[Wikide-l] Die Leiden der jungen Schweizerin

Reinhard Kraasch wiki at kraasch.net
Do Nov 26 23:23:08 UTC 2009


Tobias Lutzi schrieb:
>> Praxisgerechter und mit weniger Irritationen seitens der Neulinge
>> verbunden wäre eine klare Ansage "Arbeite bitte erst einmal das Tutorial 
>> durch, dann such dir einen Mentor, und dann fang mal vorsichtig auf der 
>> Spielwiese an, denke bitte an unserer Richtlinien zu Weblinks, vergiss 
>> die Quellen nicht, und, ach ja: signiere deine Beiträge usw. usw." 
>> Insofern wäre es eigentlich nur sachgerecht, wenn man Neulinge - wie in 
>> der englischen Wikipedia - gar keine neuen Artikel anlegen lassen würde 
>> - faktisch können sie es ja eh nicht mehr (jedenfalls nicht, ohne dass 
>> der Artikel umgehend in der Qualitätssicherung landet und dort 
>> nachbetreut werden muss).
>>     
> praxisgerechter vielleicht, einsteigerfreundlicher aber ganz sicher nicht...
>
> -- toblu
>
>   
Na, auf jeden Fall nicht unfreundlicher, als es derzeit läuft, denn was 
nützt vermeintliche "Einsteigerfreundlichkeit", wenn sie sich als Falle 
erweist? Dann lieber weniger Erwartungen wecken und diese dann auch 
erfüllen.

Oder anders herum: Wie könnte Wikipedia denn wirklich 
einsteigerfreundlich werden? Ja, wenn man all die Hemmnisse abschafft: 
Relevanzkriterien, Kategorien, Vorlagen, Signaturen, Regeln zu Weblinks, 
Einzelnachweise, Quellenpflicht, die Pflicht, nachzuschauen, ob es den 
Artikel nicht schon gibt usw. usw.- dass das geschieht, ist aber doch 
illusorisch. In Einzelbereichen sind da sicher Verbesserungen möglich, 
in der Summe glaube ich nicht daran. Es ist ja nun auch nicht so, dass 
all diese Regeln und Mechanismen aus Jux und Dollerei entstanden sind, 
oder um Neulinge abzuschrecken. Der eine oder andere hat sich ja schon 
etwas dabei gedacht. Es ist halt wie mit unserem Steuerrecht: Alle 
jammern über die Komplexität, keiner fühlt sich wirklich gerecht 
behandelt - aber eine wirkliche Vereinfachung wird es auch nie geben, 
weil einfach zu viele Partikularinteressen betroffen sind.

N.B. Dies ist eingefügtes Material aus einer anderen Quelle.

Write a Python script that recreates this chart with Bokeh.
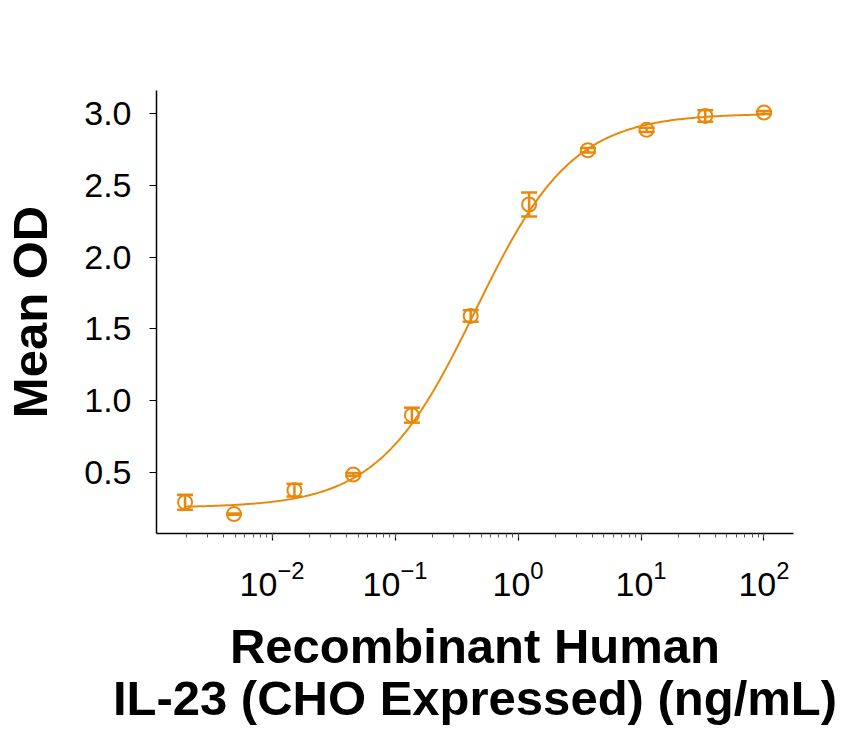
import numpy as np
from bokeh.plotting import figure
from bokeh.models import ColumnDataSource, Whisker, FixedTicker, PrintfTickFormatter, Range1d, LogTickFormatter
from bokeh.embed import file_html
from bokeh.resources import INLINE

# --- data ---
conc = [0.00196, 0.0049, 0.0152, 0.0457, 0.137, 0.412, 1.23, 3.70, 11.1, 33.3, 100.0]
mean_od = [0.293, 0.210, 0.377, 0.486, 0.899, 1.590, 2.366, 2.744, 2.886, 2.983, 3.007]
err = [0.052, 0.004, 0.044, 0.010, 0.052, 0.040, 0.084, 0.015, 0.015, 0.040, 0.010]

# 4-parameter logistic fit
fit_bottom = 0.255
fit_top = 3.00
fit_ec50 = 0.45
fit_hill = 1.10

y_ticks = [0.5, 1.0, 1.5, 2.0, 2.5, 3.0]

ORANGE = "#E8890C"

lower = [m - e for m, e in zip(mean_od, err)]
upper = [m + e for m, e in zip(mean_od, err)]
src = ColumnDataSource(dict(x=conc, y=mean_od, lower=lower, upper=upper))

xf = np.logspace(np.log10(conc[0]), np.log10(conc[-1]), 300)
yf = fit_top + (fit_bottom - fit_top) / (1 + (xf / fit_ec50) ** fit_hill)

p = figure(width=845, height=738, x_axis_type="log",
           x_range=Range1d(10 ** -2.94, 10 ** 2.24), y_range=Range1d(0.075, 3.16),
           output_backend="svg", toolbar_location=None,
           min_border_left=156, min_border_right=52, min_border_top=90, min_border_bottom=205)

p.line(xf, yf, line_color=ORANGE, line_width=2)
w = Whisker(source=src, base="x", lower="lower", upper="upper",
            line_color=ORANGE, line_width=2.5)
w.upper_head.line_color = ORANGE
w.lower_head.line_color = ORANGE
w.upper_head.line_width = 2.5
w.lower_head.line_width = 2.5
w.upper_head.size = 16
w.lower_head.size = 16
p.add_layout(w)
p.scatter("x", "y", source=src, size=14, marker="circle",
          line_color=ORANGE, line_width=2, fill_color=None)

p.outline_line_color = None
p.grid.visible = False
p.background_fill_color = "white"
p.border_fill_color = "white"

FONT = "Liberation Sans"
for ax in (p.xaxis[0], p.yaxis[0]):
    ax.axis_line_color = "black"
    ax.axis_line_width = 1.5
    ax.major_tick_line_color = "black"
    ax.major_tick_line_width = 1.2
    ax.major_tick_in = 0
    ax.major_tick_out = 7
    ax.minor_tick_in = 0
    ax.minor_tick_out = 4
    ax.minor_tick_line_color = "#555555"
    ax.major_label_text_font = FONT
    ax.major_label_text_font_size = "34px"
    ax.major_label_text_color = "black"
    ax.axis_label_text_font = FONT
    ax.axis_label_text_font_style = "bold"
    ax.axis_label_text_font_size = "49px"
    ax.axis_label_text_color = "black"

p.yaxis.ticker = FixedTicker(ticks=y_ticks)
p.yaxis.formatter = PrintfTickFormatter(format="%.1f")
p.yaxis.minor_tick_line_color = None
p.yaxis.major_label_standoff = 18
p.yaxis.axis_label = "Mean OD"
p.yaxis.axis_label_standoff = 24

p.xaxis.formatter = LogTickFormatter()
p.xaxis.major_label_standoff = 20
p.xaxis.axis_label = "Recombinant Human\nIL-23 (CHO Expressed) (ng/mL)"
p.xaxis.axis_label_standoff = 20
p.xaxis.axis_label_text_line_height = 0.98

open("out.html", "w").write(file_html(p, INLINE))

Wobei: alle reden immer von den ach so wertvollen Neulingen, die 
abgeschreckt werden... Wenn ich mir so meine Mentees anschaue: Von 100 
wollten vielleicht 30 wirklich etwas schreiben - und von diesen 30 waren 
27 Selbstdarsteller und Eintagsfliegen, die Wikipedia lediglich als 
Werbeplattform für ihre (irrelevante) Firma, ihr Kunstprojekt oder ihre 
Person ausgeguckt haben. Übrig bleiben 3, die wirklich 
Enzyklopädieartikel schreiben wollten und geschrieben haben. Eine 
klägliche Rate - und ich glaube nicht, dass das an meiner Betreuung der 
Mentees liegt.

Ich denke, wir sollten wirklich etwas für neue Autoren tun - aber das 
muss weitaus gezielter und professioneller ablaufen als derzeit, wo man 
beliebigen Leuten, die mehr oder minder zufällig reingeschneit kommen, 
zunächst die Illusion gibt, "kommt her, ihr Mühseligen und Beladenen - 
und ladet alles bei uns ab, was euch auf der Seele liegt" und danach mit 
der großen  Klatsche kommt und all dies wieder aus Wikipedia rausklopft.